RSA: Current Cryptography
However, the numbers used in public key cryptographic schemes are huge. A typical RSA (Ron Rivest, Adi Shamir, and Leonard Adleman) scheme can use hundreds or thousands of bits while the latter schemes offer 4096 bits which means that currently it is thought beyond being compromised by a quantum computer. RSA developers Ron Rivest, Adi Shamir, and Leonard Adleman, whose last names form the RSA acronym, developed a solution after a year or so of working on the problem.
Quantum computers can factorise a small number currently and a really small number and it takes even longer than you and I can do in our head. So it is thought that whilst there is no immediate threat when quantum computers become more powerful, larger numbers can be factored with ease. There was much speculation in 2023 when an article was released suggesting that RSA-2048 has been broken without even a quantum computer. That article however was not recreated and turned out to be unrepeateable.

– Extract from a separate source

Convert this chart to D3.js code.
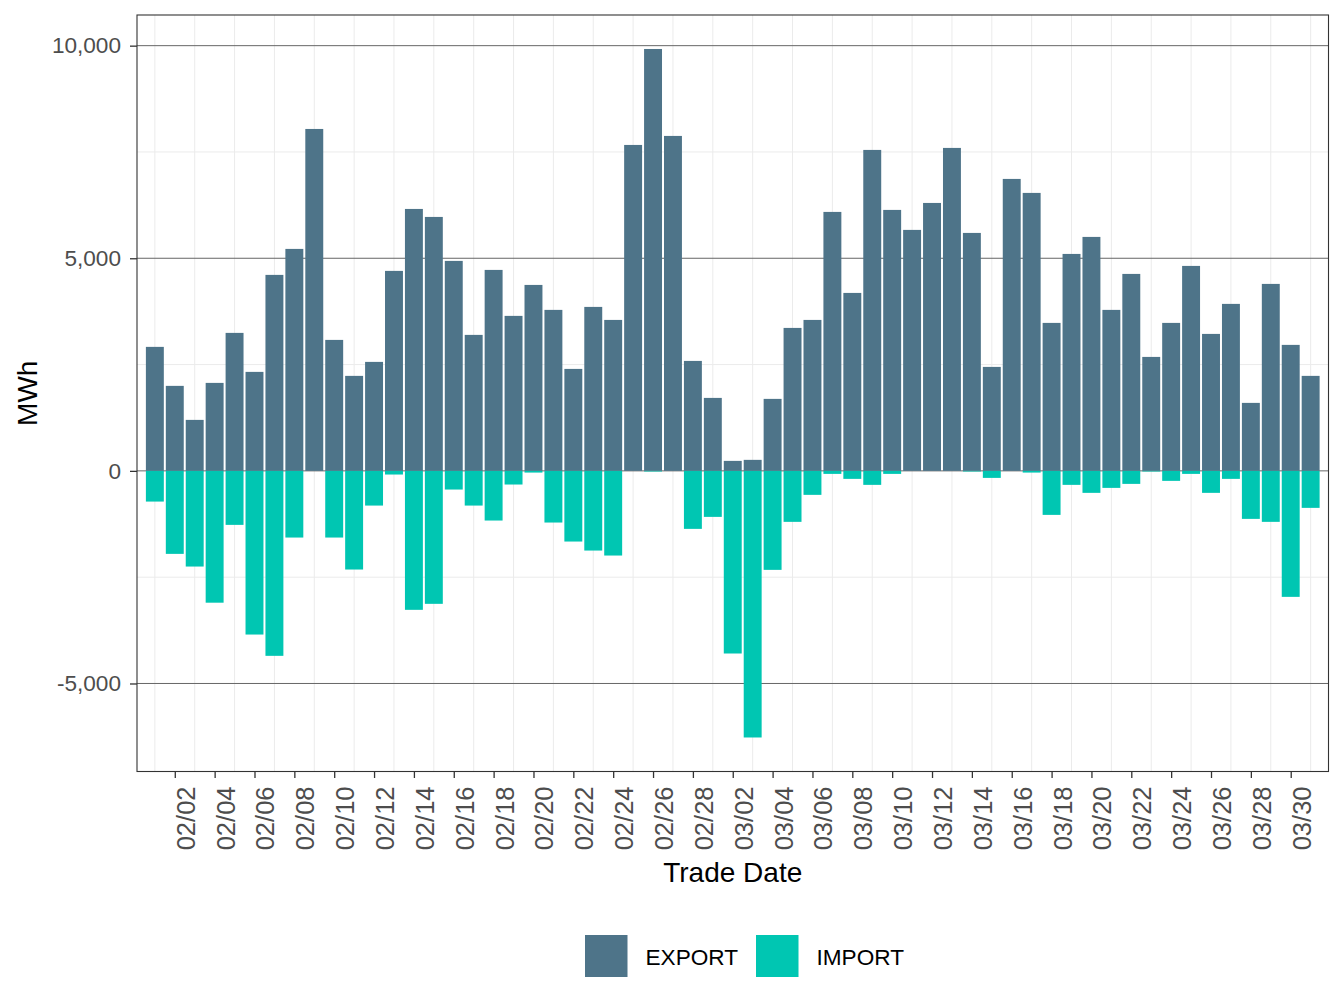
<!DOCTYPE html>
<html>
<head>
<meta charset="utf-8">
<script src="https://cdn.jsdelivr.net/npm/d3@7"></script>
<style>
  html, body { margin: 0; padding: 0; background: #ffffff; }
  svg { display: block; font-family: "Liberation Sans", Arial, Helvetica, sans-serif; }
</style>
</head>
<body>
<svg id="chart" width="1344" height="1008"></svg>
<script>
// ---- data ----
const dates = [
  "2023-02-01","2023-02-02","2023-02-03","2023-02-04","2023-02-05","2023-02-06","2023-02-07",
  "2023-02-08","2023-02-09","2023-02-10","2023-02-11","2023-02-12","2023-02-13","2023-02-14",
  "2023-02-15","2023-02-16","2023-02-17","2023-02-18","2023-02-19","2023-02-20","2023-02-21",
  "2023-02-22","2023-02-23","2023-02-24","2023-02-25","2023-02-26","2023-02-27","2023-02-28",
  "2023-03-01","2023-03-02","2023-03-03","2023-03-04","2023-03-05","2023-03-06","2023-03-07",
  "2023-03-08","2023-03-09","2023-03-10","2023-03-11","2023-03-12","2023-03-13","2023-03-14",
  "2023-03-15","2023-03-16","2023-03-17","2023-03-18","2023-03-19","2023-03-20","2023-03-21",
  "2023-03-22","2023-03-23","2023-03-24","2023-03-25","2023-03-26","2023-03-27","2023-03-28",
  "2023-03-29","2023-03-30","2023-03-31"
];
const exportMWh = [
  2916,1999,1199,2069,3245,2328,4609,5220,8041,3080,2234,2563,4703,6160,
  5972,4938,3198,4726,3645,4373,3786,2398,3856,3550,7665,9922,7877,2586,
  1716,235,259,1693,3362,3550,6090,4185,7548,6137,5667,6301,7595,5596,
  2445,6866,6537,3480,5102,5502,3786,4632,2680,3480,4820,3221,3927,1599,
  4397,2963,2234
];
const importMWh = [
  -722,-1952,-2250,-3100,-1270,-3849,-4350,-1568,0,-1568,-2320,-816,-86,-3268,
  -3127,-439,-816,-1168,-321,-40,-1215,-1662,-1874,-1991,0,-15,0,-1364,
  -1082,-4295,-6270,-2328,-1199,-564,-71,-188,-329,-71,0,0,0,-15,
  -165,0,-40,-1035,-329,-517,-400,-306,-15,-235,-71,-517,-188,-1129,
  -1199,-2963,-870
];
const seriesNames = ["EXPORT", "IMPORT"];
const seriesColors = ["#4e7489", "#00c6b2"];
const xTickDates = [
  "2023-02-02","2023-02-04","2023-02-06","2023-02-08","2023-02-10","2023-02-12","2023-02-14",
  "2023-02-16","2023-02-18","2023-02-20","2023-02-22","2023-02-24","2023-02-26","2023-02-28",
  "2023-03-02","2023-03-04","2023-03-06","2023-03-08","2023-03-10","2023-03-12","2023-03-14",
  "2023-03-16","2023-03-18","2023-03-20","2023-03-22","2023-03-24","2023-03-26","2023-03-28",
  "2023-03-30"
];
const xTickLabels = [
  "02/02","02/04","02/06","02/08","02/10","02/12","02/14","02/16","02/18","02/20","02/22",
  "02/24","02/26","02/28","03/02","03/04","03/06","03/08","03/10","03/12","03/14","03/16",
  "03/18","03/20","03/22","03/24","03/26","03/28","03/30"
];
const yMajorTicks = [-5000, 0, 5000, 10000];
const yMinorTicks = [-2500, 2500, 7500];
const yTickLabels = ["-5,000", "0", "5,000", "10,000"];

// ---- layout ----
const panel = { left: 137, right: 1328.5, top: 15, bottom: 771.5 };
const DAY = 86400000;
const parse = d3.utcParse("%Y-%m-%d");
const dateObjs = dates.map(parse);
const pad = 0.896 * DAY;

const x = d3.scaleUtc()
  .domain([new Date(+dateObjs[0] - pad), new Date(+dateObjs[dateObjs.length - 1] + pad)])
  .range([panel.left, panel.right]);
const y = d3.scaleLinear()
  .domain([-7070, 10721])
  .range([panel.bottom, panel.top]);

const pxPerDay = x(new Date(+dateObjs[0] + DAY)) - x(dateObjs[0]);
const barW = pxPerDay * 0.9;

const svg = d3.select("#chart");
svg.append("rect").attr("width", 1344).attr("height", 1008).attr("fill", "#ffffff");

const g = svg.append("g");

// minor vertical grid (odd days, between ticks)
const minorX = dateObjs.filter((d, i) => i % 2 === 0);
g.selectAll(".vgrid").data(minorX).enter().append("line")
  .attr("x1", d => x(d)).attr("x2", d => x(d))
  .attr("y1", panel.top).attr("y2", panel.bottom)
  .attr("stroke", "#ebebeb").attr("stroke-width", 1);

// minor horizontal grid
g.selectAll(".hminor").data(yMinorTicks).enter().append("line")
  .attr("x1", panel.left).attr("x2", panel.right)
  .attr("y1", d => y(d)).attr("y2", d => y(d))
  .attr("stroke", "#ebebeb").attr("stroke-width", 1);

// major horizontal grid
g.selectAll(".hmajor").data(yMajorTicks).enter().append("line")
  .attr("x1", panel.left).attr("x2", panel.right)
  .attr("y1", d => y(d)).attr("y2", d => y(d))
  .attr("stroke", "#666666").attr("stroke-width", 1);

// bars
const rows = dateObjs.map((d, i) => ({ d, exp: exportMWh[i], imp: importMWh[i] }));
g.selectAll(".exp").data(rows).enter().append("rect")
  .attr("x", r => x(r.d) - barW / 2).attr("width", barW)
  .attr("y", r => y(Math.max(0, r.exp)))
  .attr("height", r => Math.abs(y(r.exp) - y(0)))
  .attr("fill", seriesColors[0]);
g.selectAll(".imp").data(rows.filter(r => r.imp !== 0)).enter().append("rect")
  .attr("x", r => x(r.d) - barW / 2).attr("width", barW)
  .attr("y", y(0))
  .attr("height", r => Math.abs(y(r.imp) - y(0)))
  .attr("fill", seriesColors[1]);

// panel border
svg.append("rect")
  .attr("x", panel.left).attr("y", panel.top)
  .attr("width", panel.right - panel.left).attr("height", panel.bottom - panel.top)
  .attr("fill", "none").attr("stroke", "#333333").attr("stroke-width", 1.1);

// x axis
const xAxisG = svg.append("g").attr("transform", `translate(0,${panel.bottom})`);
const xAxis = d3.axisBottom(x)
  .tickValues(xTickDates.map(parse))
  .tickSize(6.5)
  .tickPadding(0)
  .tickFormat((d, i) => xTickLabels[i]);
xAxisG.call(xAxis);
xAxisG.select(".domain").remove();
xAxisG.selectAll(".tick line").attr("stroke", "#333333").attr("stroke-width", 1.3);
xAxisG.selectAll(".tick text")
  .attr("fill", "#4d4d4d")
  .style("font-size", "25.5px")
  .attr("text-anchor", "end")
  .attr("dy", null)
  .attr("y", null)
  .attr("transform", "translate(19.5,15) rotate(-90)")
  .attr("x", 0);

// y axis
const yAxisG = svg.append("g").attr("transform", `translate(${panel.left},0)`);
const yAxis = d3.axisLeft(y)
  .tickValues(yMajorTicks)
  .tickSize(7)
  .tickPadding(9)
  .tickFormat((d, i) => yTickLabels[i]);
yAxisG.call(yAxis);
yAxisG.select(".domain").remove();
yAxisG.selectAll(".tick line").attr("stroke", "#333333").attr("stroke-width", 1.3);
yAxisG.selectAll(".tick text")
  .attr("fill", "#4d4d4d")
  .style("font-size", "22.6px");

// axis titles
svg.append("text")
  .attr("x", (panel.left + panel.right) / 2).attr("y", 882)
  .attr("text-anchor", "middle")
  .attr("fill", "#000000")
  .style("font-size", "28px")
  .text("Trade Date");
svg.append("text")
  .attr("transform", `translate(37,${(panel.top + panel.bottom) / 2}) rotate(-90)`)
  .attr("text-anchor", "middle")
  .attr("fill", "#000000")
  .style("font-size", "28px")
  .text("MWh");

// legend
const legendX = [585, 756];
const legend = svg.append("g");
seriesNames.forEach((name, i) => {
  legend.append("rect")
    .attr("x", legendX[i]).attr("y", 935)
    .attr("width", 42.5).attr("height", 42)
    .attr("fill", seriesColors[i]);
  legend.append("text")
    .attr("x", legendX[i] + 60.5).attr("y", 964.5)
    .attr("fill", "#000000")
    .style("font-size", "22.6px")
    .text(name);
});
</script>
</body>
</html>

Quantum Resistant Cryptography
As you'd expect, with so much at stake and the entire modern world dependent on commerce online, quantum-safe schemes are being developed that claim to offer defense from attacks from the likes of Shor's algorithm and a quantum computer. The field is growing and developing and requires much longer to do this field justice. There are proposed schemes out there that are thought to be quantum-resistant and are being pioneered by various groups, researchers, and bodies.
The NIST organization back in 2022 proposed four schemas that are thought to be Four Quantum-Resistant Cryptographic Algorithms. Of course, time will tell whether the proposed schemes are as secure as thought and that is the great aspect of the security community which aims to make standards open to allow academics, researchers, and anyone to "kick the tires" and test for vulnerabilities.

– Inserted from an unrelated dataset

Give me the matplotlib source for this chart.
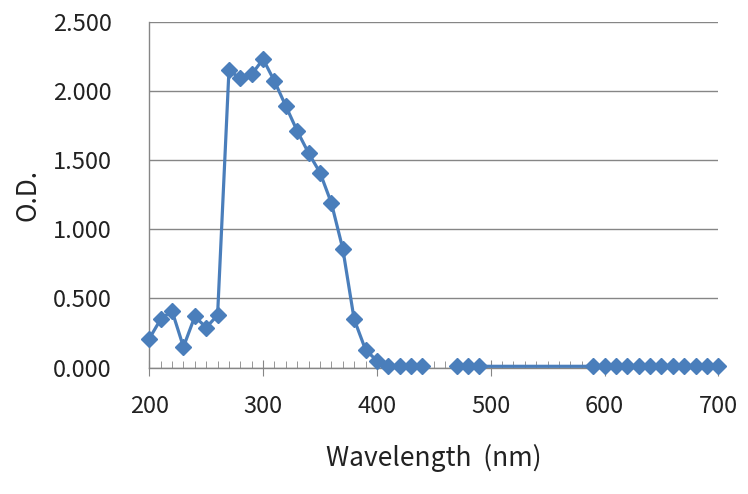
import matplotlib.pyplot as plt
import numpy as np

# wavelength (nm) and optical density
wavelength = [200, 210, 220, 230, 240, 250, 260, 270, 280, 290, 300,
              310, 320, 330, 340, 350, 360, 370, 380, 390, 400,
              410, 420, 430, 440, 450, 460, 470, 480, 490,
              590, 600, 610, 620, 630, 640, 650, 660, 670, 680, 690, 700]
od = [0.21, 0.35, 0.41, 0.15, 0.37, 0.29, 0.38, 2.15, 2.09, 2.12, 2.23,
      2.07, 1.89, 1.71, 1.55, 1.41, 1.19, 0.86, 0.35, 0.13, 0.05,
      0.01, 0.01, 0.01, 0.01, np.nan, np.nan, 0.01, 0.01, 0.01,
      0.01, 0.01, 0.01, 0.01, 0.01, 0.01, 0.01, 0.01, 0.01, 0.01, 0.01, 0.01]

yticks = [0, 0.5, 1.0, 1.5, 2.0, 2.5]
xticks = [200, 300, 400, 500, 600, 700]

blue = '#4a7ebb'
gray = '#868686'
txt = '#222222'

plt.rcParams['font.family'] = ['Noto Sans CJK KR', 'DejaVu Sans']

fig = plt.figure(figsize=(7.48, 4.94), dpi=100)
ax = fig.add_axes([0.1996, 0.2557, 0.7607, 0.7003])

ax.plot(wavelength, od, color=blue, lw=2.3, marker='D', markersize=8,
        markeredgecolor=blue, clip_on=False, zorder=3)

ax.set_xlim(200, 700)
ax.set_ylim(0, 2.5)
ax.set_xticks(xticks)
ax.set_xticks(np.arange(200, 701, 10), minor=True)
ax.set_yticks(yticks)
ax.set_yticklabels(['%.3f' % v for v in yticks])

ax.grid(axis='y', color=gray, lw=1)
ax.set_axisbelow(True)
for s in ['top', 'right']:
    ax.spines[s].set_visible(False)
for s in ['left', 'bottom']:
    ax.spines[s].set_color(gray)
    ax.spines[s].set_linewidth(1)

ax.tick_params(axis='y', length=0, pad=27, labelsize=17, labelcolor=txt)
ax.tick_params(axis='x', which='major', direction='inout', length=11,
               color=gray, pad=14, labelsize=17, labelcolor=txt)
ax.tick_params(axis='x', which='minor', direction='in', length=5, color=gray)

ax.set_xlabel('Wavelength  (nm)', fontsize=19, color=txt, labelpad=19)
ax.set_ylabel('O.D.', fontsize=19, color=txt, labelpad=8)

fig.savefig('out.png', dpi=100)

Quantum E-Commerce Internet
The researchers report on their research which improves on existing schemes. The key innovation is the ability to sign multibit documents with high efficiency while mitigating the impact of imperfect devices. That means that in the noisy world of connectivity (which is the modern internet), and typical of every system, the schema can cope with demands placed on it for completing secure transactions.
QDS
Quantum Digital Signatures (QDS) are one technology that has historically been suggested for information-theoretic security and is suitable for e-commerce-type scenarios. QDS is a technology that has been around for over 20 years but is considered impractical for most real-world scenarios.
OTUH
The new scheme is inspired by the OTUH (One Time Universal Hashing) scheme and four-phase MDI-QKD Measurement Device Independent Quantum Key Distribution. According to the article, the scheme can sign multi-bit documents which means that there should at least be fewer performance limitations. Typical schemes are often inefficient when it comes to multibit cases, and their performances are far from classical solutions.
In terms of performance, The QDS scheme can complete multiple contract signatures within 1 second, narrowing the gap between quantum and classical schemes, which could be acceptable for typical commerce scenarios that we encounter today.

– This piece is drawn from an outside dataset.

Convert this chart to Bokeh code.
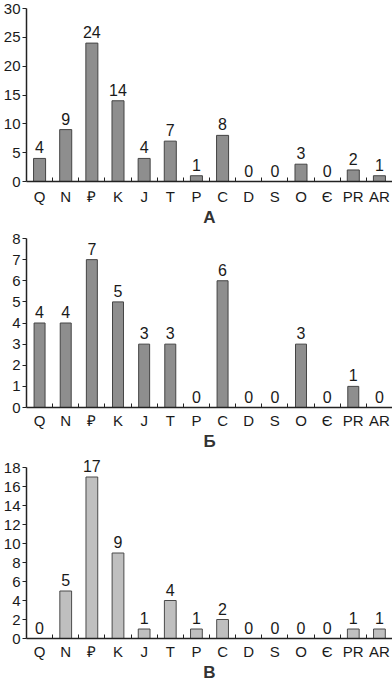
from bokeh.plotting import figure
from bokeh.layouts import column
from bokeh.models import Range1d, FixedTicker, ColumnDataSource, LabelSet
from bokeh.embed import file_html
from bokeh.resources import INLINE
from bokeh.core.properties import value

categories = ["Q", "N", "₽", "K", "J", "T", "P", "C", "D", "S", "O", "Є", "PR", "AR"]
values_a = [4, 9, 24, 14, 4, 7, 1, 8, 0, 0, 3, 0, 2, 1]
values_b = [4, 4, 7, 5, 3, 3, 0, 6, 0, 0, 3, 0, 1, 0]
values_v = [0, 5, 17, 9, 1, 4, 1, 2, 0, 0, 0, 0, 1, 1]
panel_titles = ["А", "Б", "В"]
y_max = [30, 8, 18]
y_step = [5, 1, 2]

FONT = "Liberation Sans"


def make_panel(vals, title, ymax, ystep, frame_h, top, extra, fill, line, bw, standoff):
    n = len(categories)
    xs = list(range(n))
    src = ColumnDataSource(dict(x=xs, y=vals, t=[str(v) for v in vals]))
    y_end = ymax * (frame_h + extra) / frame_h
    p = figure(frame_width=366, frame_height=frame_h + extra, output_backend="svg",
               toolbar_location=None,
               x_range=Range1d(-0.5, n - 0.5), y_range=Range1d(0, y_end),
               min_border_left=24, min_border_right=2, min_border_top=top,
               min_border_bottom=10)
    p.outline_line_color = None
    p.grid.visible = False
    p.background_fill_color = "white"
    p.border_fill_color = "white"
    p.vbar(x="x", top="y", width=bw, bottom=0, source=src,
           fill_color=fill, line_color=line, line_width=1)
    labels = LabelSet(x="x", y="y", text="t", source=src, text_align="center",
                      text_baseline="alphabetic", y_offset=5,
                      text_font=value(FONT),
                      text_font_size=value("16px"), text_color="#1a1a1a")
    p.add_layout(labels)
    # x axis
    xa = p.xaxis[0]
    xa.ticker = FixedTicker(ticks=xs, minor_ticks=[i + 0.5 for i in range(n - 1)])
    xa.major_label_overrides = {i: c for i, c in enumerate(categories)}
    xa.major_tick_in = 0
    xa.major_tick_out = 0
    xa.minor_tick_in = 4
    xa.minor_tick_out = 0
    xa.minor_tick_line_color = "#222222"
    xa.axis_line_color = "#222222"
    xa.axis_line_width = 1.5
    xa.major_label_text_font = FONT
    xa.major_label_text_font_size = "15px"
    xa.major_label_text_color = "#1a1a1a"
    xa.major_label_standoff = standoff
    xa.axis_label = title
    xa.axis_label_text_font = FONT
    xa.axis_label_text_font_size = "17px"
    xa.axis_label_text_font_style = "bold"
    xa.axis_label_text_color = "#333333"
    xa.axis_label_standoff = 0
    # y axis
    ya = p.yaxis[0]
    ya.bounds = (0, ymax)
    ya.ticker = FixedTicker(ticks=list(range(0, ymax + 1, ystep)), minor_ticks=[])
    ya.major_tick_in = 0
    ya.major_tick_out = 4
    ya.major_tick_line_color = "#222222"
    ya.axis_line_color = "#222222"
    ya.axis_line_width = 1.5
    ya.major_label_text_font = FONT
    ya.major_label_text_font_size = "15px"
    ya.major_label_text_color = "#1a1a1a"
    ya.major_label_standoff = 2
    return p


pa = make_panel(values_a, panel_titles[0], y_max[0], y_step[0], 173, 8, 0,
                "#8e8e8e", "#444444", 0.46, 6)
pb = make_panel(values_b, panel_titles[1], y_max[1], y_step[1], 169, 9, 0,
                "#8e8e8e", "#444444", 0.42, 4)
pv = make_panel(values_v, panel_titles[2], y_max[2], y_step[2], 171, 0, 14,
                "#bfbfbf", "#4a4a4a", 0.45, 4)

layout = column(pa, pb, pv, spacing=0)
open("out.html", "w").write(file_html(layout, INLINE))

The demonstrated setup of the Quantum E-Commerce recreated a real-world scenario where the Merchant and Client need to carry out a transaction and establish a consensus to complete it. A Third Party is introduced to finish the process of the transaction. The researchers do not automatically assume that the third party is trusted and therefore this makes for a better use case. The size of the message is 428072 bits, with that document being the Amazon Web Services Customer Agreement (perhaps not the most exciting document!).
References
The work on Quantum E-Commerce was Published in Science on the 12th Jan 2024, the authors are Xiao-Yu Cao, Bing-Hong Li, Yang Wang, Yao Fu, Hua-Lei Yin, Zeng-Bing Chen.
Quantum E-Commerce Glossary
QKD
Quantum Key Distribution (QKD) is a method used in cryptography to securely share encryption keys between two parties. The uniqueness of QKD lies in its foundation on the principles of quantum mechanics, which ensures a high level of security.
QDS
Quantum Digital Signatures (QDS) are a quantum analogue of classical digital signatures, used in cryptographic protocols to ensure the authenticity and integrity of a message. Unlike classical digital signatures, QDS leverages the principles of quantum mechanics, offering potentially higher security guarantees.
RSA
RSA, named after its inventors Ron Rivest, Adi Shamir, and Leonard Adleman, is a widely-used algorithm for secure data transmission. Introduced in 1977, RSA is a cornerstone of public-key cryptography, which enables secure communication in an open digital environment.
MDI-QKD
Measurement-Device-Independent Quantum Key Distribution (MDI-QKD) is an advanced approach in the field of quantum cryptography. It was proposed to overcome specific vulnerabilities associated with conventional Quantum Key Distribution (QKD) systems.
Shor's Algorithm
Shor's Algorithm, developed by mathematician Peter Shor in 1994, is a quantum algorithm famous for its ability to efficiently factorize large numbers and compute discrete logarithms. This algorithm marked a significant milestone in quantum computing due to its implications for cryptography, particularly its potential to break widely used cryptographic systems like RSA.
NIST
The National Institute of Standards and Technology (NIST) is a non-regulatory federal agency within the U.S. Department of Commerce. Established in 1901 as the National Bureau of Standards and later renamed in 1988, NIST's primary mission is to promote innovation and industrial competitiveness by advancing measurement science, standards, and technology in ways that enhance economic security and improve the quality of life.
Public Key Cryptography
Public Key Cryptography, also known as asymmetric cryptography, is a fundamental concept in the field of cryptography. It involves the use of two distinct but mathematically related keys — a public key, which is shared openly, and a private key, which is kept secret. This cryptographic method enables secure communication and data exchange over insecure channels, such as the internet.
OTUH
One-Time Universal Hashing (OTUH) refers to a cryptographic concept involving hash functions. It's a variant of universal hashing, tailored for cryptographic applications, particularly in scenarios where a hash function is used only once.